---------- DATA EXTRACT ----------

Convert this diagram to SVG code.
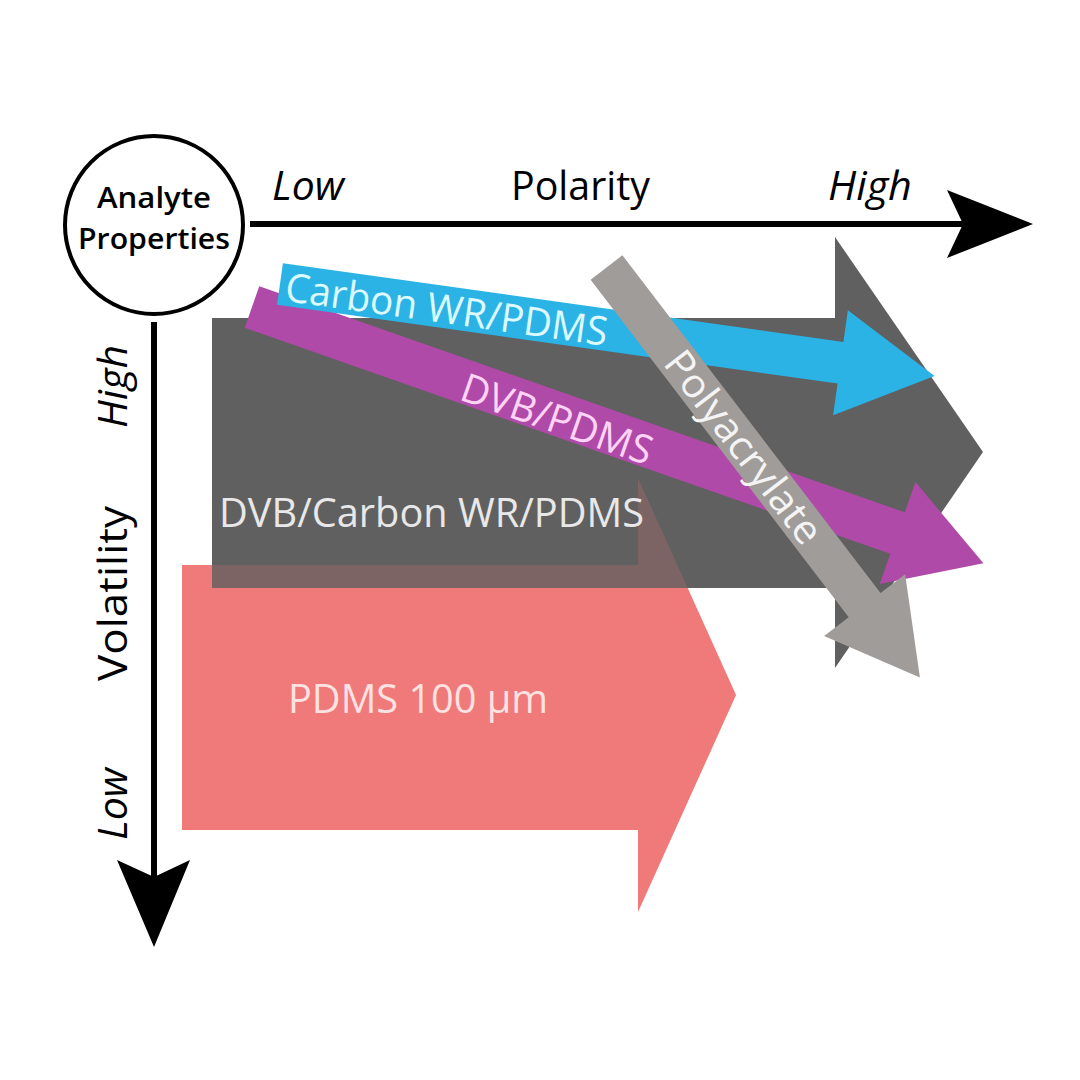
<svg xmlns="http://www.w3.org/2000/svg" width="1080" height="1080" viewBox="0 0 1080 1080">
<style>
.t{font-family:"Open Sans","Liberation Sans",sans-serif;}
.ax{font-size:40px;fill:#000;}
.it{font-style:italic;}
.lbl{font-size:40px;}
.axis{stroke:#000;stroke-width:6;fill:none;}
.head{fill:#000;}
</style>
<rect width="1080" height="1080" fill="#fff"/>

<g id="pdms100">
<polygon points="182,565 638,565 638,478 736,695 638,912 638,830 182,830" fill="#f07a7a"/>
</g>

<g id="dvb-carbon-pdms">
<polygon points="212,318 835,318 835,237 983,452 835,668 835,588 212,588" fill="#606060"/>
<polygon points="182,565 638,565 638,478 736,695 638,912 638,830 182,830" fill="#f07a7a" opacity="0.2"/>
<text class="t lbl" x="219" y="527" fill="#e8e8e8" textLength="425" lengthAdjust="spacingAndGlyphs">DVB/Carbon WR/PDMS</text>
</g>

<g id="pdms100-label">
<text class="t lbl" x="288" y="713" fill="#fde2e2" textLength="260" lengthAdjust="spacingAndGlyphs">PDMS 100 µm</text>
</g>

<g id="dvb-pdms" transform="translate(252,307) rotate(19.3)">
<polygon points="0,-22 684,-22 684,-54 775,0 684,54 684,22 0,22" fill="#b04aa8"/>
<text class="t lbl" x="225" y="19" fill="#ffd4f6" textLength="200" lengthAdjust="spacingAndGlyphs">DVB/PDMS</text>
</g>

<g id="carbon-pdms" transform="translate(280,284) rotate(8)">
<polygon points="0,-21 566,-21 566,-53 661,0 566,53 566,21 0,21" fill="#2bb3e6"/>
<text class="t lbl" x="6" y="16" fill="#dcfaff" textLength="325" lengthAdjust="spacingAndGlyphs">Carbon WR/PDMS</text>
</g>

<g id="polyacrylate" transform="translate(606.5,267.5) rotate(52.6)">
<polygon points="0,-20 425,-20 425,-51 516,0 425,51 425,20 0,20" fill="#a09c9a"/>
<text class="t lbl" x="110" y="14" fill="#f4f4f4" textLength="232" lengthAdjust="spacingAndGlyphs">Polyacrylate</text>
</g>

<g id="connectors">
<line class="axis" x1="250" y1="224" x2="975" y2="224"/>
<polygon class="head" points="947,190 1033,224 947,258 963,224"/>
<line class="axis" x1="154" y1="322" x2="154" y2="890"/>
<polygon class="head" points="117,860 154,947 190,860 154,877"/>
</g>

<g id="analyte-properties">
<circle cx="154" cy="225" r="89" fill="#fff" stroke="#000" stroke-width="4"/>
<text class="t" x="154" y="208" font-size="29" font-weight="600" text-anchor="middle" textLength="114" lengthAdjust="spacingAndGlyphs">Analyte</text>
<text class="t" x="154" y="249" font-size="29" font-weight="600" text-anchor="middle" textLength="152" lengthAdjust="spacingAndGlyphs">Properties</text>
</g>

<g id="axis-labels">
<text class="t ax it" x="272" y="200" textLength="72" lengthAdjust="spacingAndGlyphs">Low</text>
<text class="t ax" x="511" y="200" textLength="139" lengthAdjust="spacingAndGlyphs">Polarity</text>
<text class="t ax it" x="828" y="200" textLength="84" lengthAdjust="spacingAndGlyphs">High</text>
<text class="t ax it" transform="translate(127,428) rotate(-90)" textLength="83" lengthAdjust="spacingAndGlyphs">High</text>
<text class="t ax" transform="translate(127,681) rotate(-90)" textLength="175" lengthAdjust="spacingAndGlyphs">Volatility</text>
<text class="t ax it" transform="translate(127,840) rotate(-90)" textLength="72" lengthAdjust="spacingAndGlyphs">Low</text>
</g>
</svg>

----------

§ **DO THIS**: Without the images, write out each line of the data verbatim.

§ **ANSWER FOR THIS EXERCISE**:
Convert this diagram to SVG code.
<svg xmlns="http://www.w3.org/2000/svg" width="1080" height="1080" viewBox="0 0 1080 1080">
<style>
.t{font-family:"Open Sans","Liberation Sans",sans-serif;}
.ax{font-size:40px;fill:#000;}
.it{font-style:italic;}
.lbl{font-size:40px;}
.axis{stroke:#000;stroke-width:6;fill:none;}
.head{fill:#000;}
</style>
<rect width="1080" height="1080" fill="#fff"/>

<g id="pdms100">
<polygon points="182,565 638,565 638,478 736,695 638,912 638,830 182,830" fill="#f07a7a"/>
</g>

<g id="dvb-carbon-pdms">
<polygon points="212,318 835,318 835,237 983,452 835,668 835,588 212,588" fill="#606060"/>
<polygon points="182,565 638,565 638,478 736,695 638,912 638,830 182,830" fill="#f07a7a" opacity="0.2"/>
<text class="t lbl" x="219" y="527" fill="#e8e8e8" textLength="425" lengthAdjust="spacingAndGlyphs">DVB/Carbon WR/PDMS</text>
</g>

<g id="pdms100-label">
<text class="t lbl" x="288" y="713" fill="#fde2e2" textLength="260" lengthAdjust="spacingAndGlyphs">PDMS 100 µm</text>
</g>

<g id="dvb-pdms" transform="translate(252,307) rotate(19.3)">
<polygon points="0,-22 684,-22 684,-54 775,0 684,54 684,22 0,22" fill="#b04aa8"/>
<text class="t lbl" x="225" y="19" fill="#ffd4f6" textLength="200" lengthAdjust="spacingAndGlyphs">DVB/PDMS</text>
</g>

<g id="carbon-pdms" transform="translate(280,284) rotate(8)">
<polygon points="0,-21 566,-21 566,-53 661,0 566,53 566,21 0,21" fill="#2bb3e6"/>
<text class="t lbl" x="6" y="16" fill="#dcfaff" textLength="325" lengthAdjust="spacingAndGlyphs">Carbon WR/PDMS</text>
</g>

<g id="polyacrylate" transform="translate(606.5,267.5) rotate(52.6)">
<polygon points="0,-20 425,-20 425,-51 516,0 425,51 425,20 0,20" fill="#a09c9a"/>
<text class="t lbl" x="110" y="14" fill="#f4f4f4" textLength="232" lengthAdjust="spacingAndGlyphs">Polyacrylate</text>
</g>

<g id="connectors">
<line class="axis" x1="250" y1="224" x2="975" y2="224"/>
<polygon class="head" points="947,190 1033,224 947,258 963,224"/>
<line class="axis" x1="154" y1="322" x2="154" y2="890"/>
<polygon class="head" points="117,860 154,947 190,860 154,877"/>
</g>

<g id="analyte-properties">
<circle cx="154" cy="225" r="89" fill="#fff" stroke="#000" stroke-width="4"/>
<text class="t" x="154" y="208" font-size="29" font-weight="600" text-anchor="middle" textLength="114" lengthAdjust="spacingAndGlyphs">Analyte</text>
<text class="t" x="154" y="249" font-size="29" font-weight="600" text-anchor="middle" textLength="152" lengthAdjust="spacingAndGlyphs">Properties</text>
</g>

<g id="axis-labels">
<text class="t ax it" x="272" y="200" textLength="72" lengthAdjust="spacingAndGlyphs">Low</text>
<text class="t ax" x="511" y="200" textLength="139" lengthAdjust="spacingAndGlyphs">Polarity</text>
<text class="t ax it" x="828" y="200" textLength="84" lengthAdjust="spacingAndGlyphs">High</text>
<text class="t ax it" transform="translate(127,428) rotate(-90)" textLength="83" lengthAdjust="spacingAndGlyphs">High</text>
<text class="t ax" transform="translate(127,681) rotate(-90)" textLength="175" lengthAdjust="spacingAndGlyphs">Volatility</text>
<text class="t ax it" transform="translate(127,840) rotate(-90)" textLength="72" lengthAdjust="spacingAndGlyphs">Low</text>
</g>
</svg>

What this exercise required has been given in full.